Abby herself is easy to stick with because she feels capable without ever becoming slick. She is small, stubborn, curious, and frequently exasperated by the people closest to her. The supporting cast gives the series much of its bounce: her son Charlie, her impossible ex-husband Buford, ex-cop Greg Washburn, her dramatic mother Mozella, and friends like C.J. and Wynnell. They help, meddle, argue, panic, and sometimes make everything worse. That is part of the charm. These books are as much about family entanglements and friendship as they are about clues.
The mysteries often start with a very simple question. Why was this object here? Why was it hidden, faked, stolen, or valued so highly? From there the books spiral outward into inheritance fights, secrets from the past, scams, and killings that turn out to be less random than they first look. Because Abby works with old things for a living, she is always dealing with objects that have passed through many hands.
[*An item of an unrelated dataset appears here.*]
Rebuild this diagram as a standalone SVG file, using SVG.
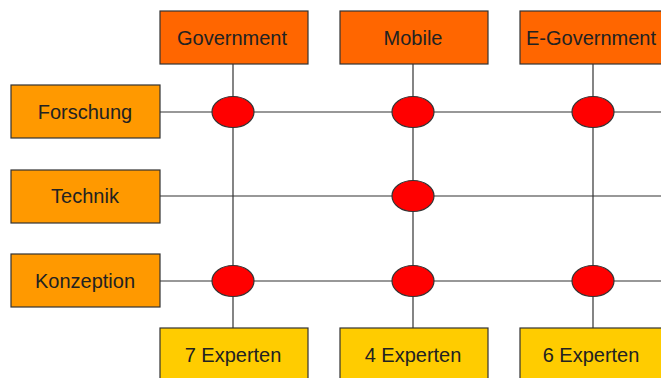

That gives the stories a nice sense of depth. The past is never really past in these books. It is sitting in the shop window waiting to cause trouble.
If you want cozy mysteries with a strong hook, this series delivers one right away. The antique world gives every book its own flavor, and Abby's voice keeps the stories lively even when the bodies pile up. Read them for the rare finds, the Charleston atmosphere, and the pleasure of watching one very determined dealer refuse to let murder ruin a good piece.